My students
gathered up their things. They had
their assignment—to write a profile of someone notable in their community—and
everything they needed to complete the paper: sample profiles, books, notes on
generating interview questions. At
the door, I stopped them with a reminder:
“Please,” I said. “Don’t
just interview your friends.”
A new study
released last month by the Center for Energy and Environmental Research, a
study co-funded by the Environmental Defense Fund (EDF) and the natural gas
industry to measure methane pollution from fracking, commits this fatal flaw:
They interviewed their friends.
Specifically,
the study measured wells chosen by the gas industry at times selected by the
gas industry.
Perhaps this
bias is unsurprising given the study’s co-authors: one works as a consultant
for the oil and gas industry while the other is a former petroleum
engineer.

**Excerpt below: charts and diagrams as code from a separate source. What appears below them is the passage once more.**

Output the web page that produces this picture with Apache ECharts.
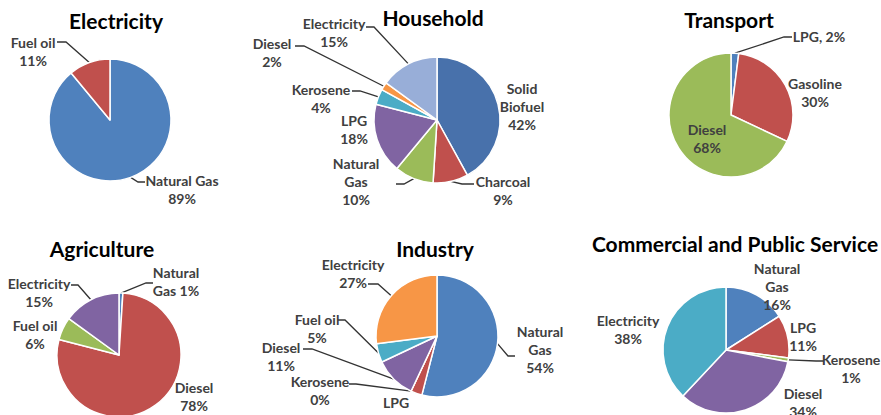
<!DOCTYPE html>
<html>
<head>
<meta charset="utf-8">
<script src="https://cdn.jsdelivr.net/npm/echarts@6/dist/echarts.min.js"></script>
<style>
  html, body { margin: 0; padding: 0; background: #fff; }
  #chart { width: 881px; height: 415px; }
</style>
</head>
<body>
<div id="chart"></div>
<script>
// Final energy consumption shares (%) by sector and fuel
const electricityFuels = ['Natural Gas', 'Fuel oil'];
const electricityShare = [89, 11];

const householdFuels = ['Solid Biofuel', 'Charcoal', 'Natural Gas', 'LPG', 'Kerosene', 'Diesel', 'Electricity'];
const householdShare = [42, 9, 10, 18, 4, 2, 15];

const transportFuels = ['LPG', 'Gasoline', 'Diesel'];
const transportShare = [2, 30, 68];

const agricultureFuels = ['Natural Gas', 'Diesel', 'Fuel oil', 'Electricity'];
const agricultureShare = [1, 78, 6, 15];

const industryFuels = ['Natural Gas', 'LPG', 'Kerosene', 'Diesel', 'Fuel oil', 'Electricity'];
const industryShare = [54, 3, 0, 11, 5, 27];

const commercialFuels = ['Natural Gas', 'LPG', 'Kerosene', 'Diesel', 'Electricity'];
const commercialShare = [16, 11, 1, 34, 38];

const C = {
  blue: '#4f81bd', red: '#c0504d', green: '#9bbb59', purple: '#8064a2',
  teal: '#4bacc6', orange: '#f79646', navy: '#4871ab', sky: '#98aed8'
};

// Per-pie layout: placement, colours and label boxes (centre of each text block).
// label: [cx, cy, lineBend, lineEnd, nameSep, pctSep]; no bend = no leader line
const pies = [
  {
    title: 'Electricity', titleAt: [116, 23], center: [110, 120], r: 61,
    names: electricityFuels, values: electricityShare, colors: [C.blue, C.red],
    labels: [
      [182, 189, [138, 182], [145, 182]],
      [33, 51, [66, 42], [57, 42]]
    ]
  },
  {
    title: 'Household', titleAt: [433, 20], center: [437, 120], r: 63,
    names: householdFuels, values: householdShare,
    colors: [C.navy, C.red, C.green, C.purple, C.teal, C.orange, C.sky],
    labels: [
      [522, 106, null, null, '\n'],
      [503, 190, [462, 184], [474, 184]],
      [356, 181, [404, 184], [396, 184], '\n'],
      [354, 129],
      [321, 98, [360, 91], [352, 91]],
      [272, 52, [304, 46], [295, 46]],
      [334, 32, [374, 27], [366, 27]]
    ]
  },
  {
    title: 'Transport', titleAt: [729, 22], center: [731, 115], r: 62,
    names: transportFuels, values: transportShare, colors: [C.blue, C.red, C.green],
    labels: [
      [819, 36, [784, 37], [792, 37], ' ', ', '],
      [815, 92],
      [707, 138]
    ]
  },
  {
    title: 'Agriculture', titleAt: [102, 251], center: [119, 355], r: 62,
    names: agricultureFuels, values: agricultureShare,
    colors: [C.blue, C.red, C.green, C.purple],
    labels: [
      [176, 281, [146, 283], [153, 283], '\n', ' '],
      [194, 396],
      [35, 334],
      [39, 292, [78, 285], [71, 285]]
    ]
  },
  {
    title: 'Industry', titleAt: [435, 251], center: [437, 336], r: 61,
    names: industryFuels, values: industryShare,
    colors: [C.blue, C.red, C.green, C.purple, C.teal, C.orange],
    labels: [
      [540, 349, [508, 356], [515, 356], '\n'],
      [396, 411],
      [320, 390, [356, 384], [349, 384]],
      [281, 356, [312, 349], [303, 349]],
      [317, 328, [345, 320], [338, 320]],
      [353, 273, [378, 284], [368, 284]]
    ]
  },
  {
    title: 'Commercial and Public Service', titleAt: [735, 246], center: [726, 350], r: 63,
    names: commercialFuels, values: commercialShare,
    colors: [C.blue, C.red, C.green, C.purple, C.teal],
    labels: [
      [777, 286, null, null, '\n'],
      [803, 336],
      [851, 368, [816, 361], [824, 361]],
      [803, 402],
      [628, 329]
    ]
  }
];

const FONT = 'Lato, "Liberation Sans", sans-serif';

const titles = pies.map(p => ({
  text: p.title,
  left: p.titleAt[0],
  top: p.titleAt[1] - 13,
  textAlign: 'center',
  padding: 0,
  textStyle: { fontFamily: FONT, fontSize: 21, fontWeight: 'bold', color: '#000' }
}));

// Point on the rim at the middle of slice i, from cumulative shares
function rimPoint(p, i) {
  const total = p.values.reduce((a, b) => a + b, 0);
  let before = 0;
  for (let k = 0; k < i; k++) before += p.values[k];
  const a = ((before + p.values[i] / 2) / total) * 2 * Math.PI;
  return [p.center[0] + p.r * Math.sin(a), p.center[1] - p.r * Math.cos(a)];
}

const series = pies.map(p => ({
  type: 'pie',
  center: p.center,
  radius: p.r,
  startAngle: 90,
  clockwise: true,
  animation: false,
  silent: true,
  avoidLabelOverlap: false,
  itemStyle: { borderColor: '#fff', borderWidth: 1.5 },
  label: {
    show: true,
    position: 'outside',
    fontFamily: FONT,
    fontSize: 14,
    fontWeight: 'bold',
    lineHeight: 18,
    color: '#404040',
    align: 'center'
  },
  labelLine: { show: true, lineStyle: { color: '#333', width: 1.3 } },
  data: p.names.map((n, i) => {
    const L = p.labels[i];
    const nameSep = L[4] || ' ';
    const pctSep = L[5] || '\n';
    return {
      name: n,
      value: p.values[i],
      itemStyle: { color: p.colors[i] },
      label: { formatter: n.split(' ').join(nameSep) + pctSep + p.values[i] + '%' },
      labelLine: { show: !!L[2] }
    };
  }),
  labelLayout: params => {
    const L = p.labels[params.dataIndex];
    const out = { x: L[0], y: L[1], align: 'center', verticalAlign: 'middle' };
    if (L[2]) out.labelLinePoints = [rimPoint(p, params.dataIndex), L[2], L[3]];
    return out;
  }
}));

const chart = echarts.init(document.getElementById('chart'), null, { renderer: 'svg' });
chart.setOption({
  backgroundColor: '#fff',
  animation: false,
  title: titles,
  series: series
});
</script>
</body>
</html>
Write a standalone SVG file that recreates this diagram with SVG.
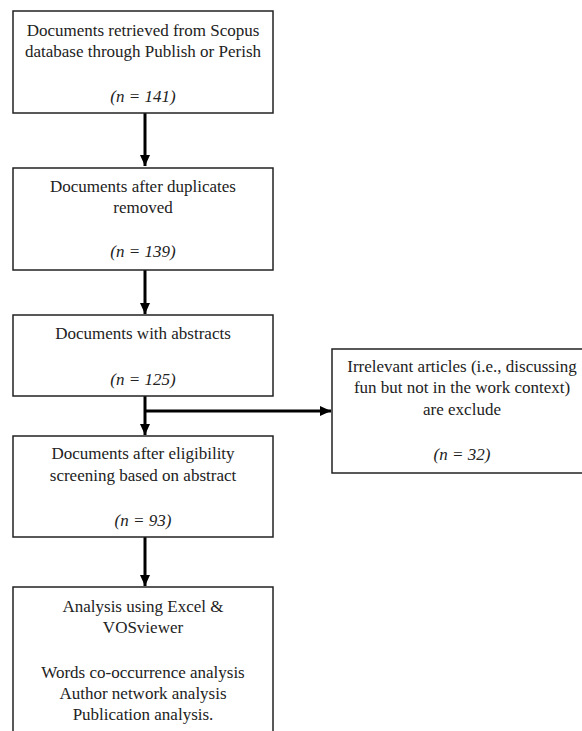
<svg xmlns="http://www.w3.org/2000/svg" width="582" height="731" viewBox="0 0 582 731">
<defs>
<marker id="ah" markerUnits="userSpaceOnUse" markerWidth="12" markerHeight="12" viewBox="0 0 12 12" refX="11" refY="6" orient="auto">
<path d="M0,1 L11,6 L0,11 Z" fill="#000"/>
</marker>
<style>
.box{fill:#fff;stroke:#222;stroke-width:1.5}
.t{font-family:'Liberation Serif','Tinos','Times New Roman','DejaVu Serif',serif;font-size:17px;fill:#222;text-anchor:middle}
.n{font-style:italic}
.c{stroke:#000;stroke-width:3;fill:none}
</style>
</defs>
<rect width="582" height="731" fill="#fff"/>
<g id="connectors">
<line class="c" x1="145" y1="113" x2="145" y2="166" marker-end="url(#ah)"/>
<line class="c" x1="145" y1="270" x2="145" y2="314" marker-end="url(#ah)"/>
<line class="c" x1="145" y1="396" x2="145" y2="435" marker-end="url(#ah)"/>
<line class="c" x1="145" y1="411" x2="331" y2="411" marker-end="url(#ah)"/>
<line class="c" x1="145" y1="537" x2="145" y2="586" marker-end="url(#ah)"/>
</g>
<g id="n1">
<rect class="box" x="13" y="11" width="260" height="102"/>
<text class="t" x="143" y="36">Documents retrieved from Scopus</text>
<text class="t" x="143" y="57">database through Publish or Perish</text>
<text class="t n" x="143" y="102">(n = 141)</text>
</g>
<g id="n2">
<rect class="box" x="13" y="168" width="260" height="102"/>
<text class="t" x="143" y="192">Documents after duplicates</text>
<text class="t" x="143" y="213">removed</text>
<text class="t n" x="143" y="257">(n = 139)</text>
</g>
<g id="n3">
<rect class="box" x="13" y="315" width="260" height="81"/>
<text class="t" x="143" y="339">Documents with abstracts</text>
<text class="t n" x="143" y="385">(n = 125)</text>
</g>
<g id="n4">
<rect class="box" x="13" y="436" width="260" height="101"/>
<text class="t" x="143" y="459">Documents after eligibility</text>
<text class="t" x="143" y="481">screening based on abstract</text>
<text class="t n" x="143" y="526">(n = 93)</text>
</g>
<g id="n5">
<rect class="box" x="13" y="587" width="260" height="160"/>
<text class="t" x="143" y="612">Analysis using Excel &amp;</text>
<text class="t" x="143" y="633">VOSviewer</text>
<text class="t" x="143" y="678">Words co-occurrence analysis</text>
<text class="t" x="143" y="699">Author network analysis</text>
<text class="t" x="143" y="720">Publication analysis.</text>
</g>
<g id="n6">
<rect class="box" x="332" y="349" width="260" height="124"/>
<text class="t" x="462" y="372">Irrelevant articles (i.e., discussing</text>
<text class="t" x="462" y="393">fun but not in the work context)</text>
<text class="t" x="462" y="415">are exclude</text>
<text class="t n" x="462" y="460">(n = 32)</text>
</g>
</svg>
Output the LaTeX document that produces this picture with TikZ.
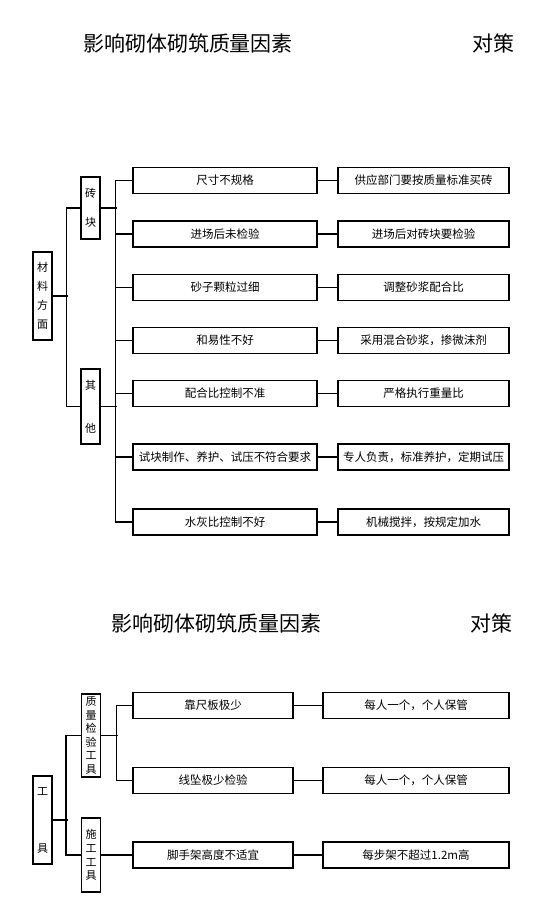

Sponsors of the study
include Chevron, Anadarko Petroleum, and XTO Energy (a subsidiary of
ExxonMobil)—a full 90% of the study’s funding coming from gas companies.
Perhaps it also
comes as no surprise that this industry-funded study found pollution at
significantly lower levels than all previous research on the subject, including
a much-larger Cornell University study conducted less than two years ago.
In addition to
looking only at wells selected by the gas industry, what Seth B. Shonkoff,
Executive Director of Physicians Scientists & Engineers for Healthy Energy,
calls a “non-random choice of sites,” presenting a “best-case scenario,” the
EDF study took measurements at a mere 190 wells total.
This is a
grossly inadequate sampling, given that the United States is now home to more
than half a million active natural gas wells—and more and more every day;
25,000 new wells were drilled last year alone.
And here’s the
fine print of the study: Its tests on pollution levels were conducted at a
single stage in a multi-stage process—and not at the stage where leaks are most
likely to occur, according to previous research. The EDF and industry-funded
study took methane measurements only at the drilling pad. Yet pollution also escapes during
compression, processing, storage, transmissions, and distribution.
Despite the
narrow focus of the study, inadequate sample size, industry-determined sample
selection, and bias of the researchers who work or have worked in the industry,
this subjective study is being reported in many media outlets as definitive, as
a final word on fracking pollution. The headline of The New York Times? “Gas
Leaks in Fracking Disputed.”
Why is pseudo-science
being taken seriously?
Because we’re
desperate. We want to believe
fracking is safe. We want
alternative energy now. But we
also want—need—the truth about it.
The gas
industry, according to Phil Radford of EcoWatch blog, “desperately wants to get
us hooked to its latest product before we have time to adequately study
it.” They’re hoping we will ignore
the discrepancies in the study, the inadequacies of the study.
But a time when
humans have been deemed responsible for climate change—there is more than a 95%
certainty of human culpability, according to The
Intergovernmental Panel on Climate Change —we
need to fully investigate fracking before launching even more pollutants into
the atmosphere.
We deserve
unbiased studies, thorough research, and solid reporting. We deserve more than industry puppets
interviewing their friends.
Ohio especially
has a stake in finding out the truth about fracking and pollutants. Last year alone, Ohio became the
resting ground for 588 million gallons of waste from fracking—that’s what’s in
our earth. Shouldn’t we be told
truthfully what’s in our air?
It’s a story
that the gas industry is feeding us. We deserve the whole story before signing
over our air, our water, our land, and our lives.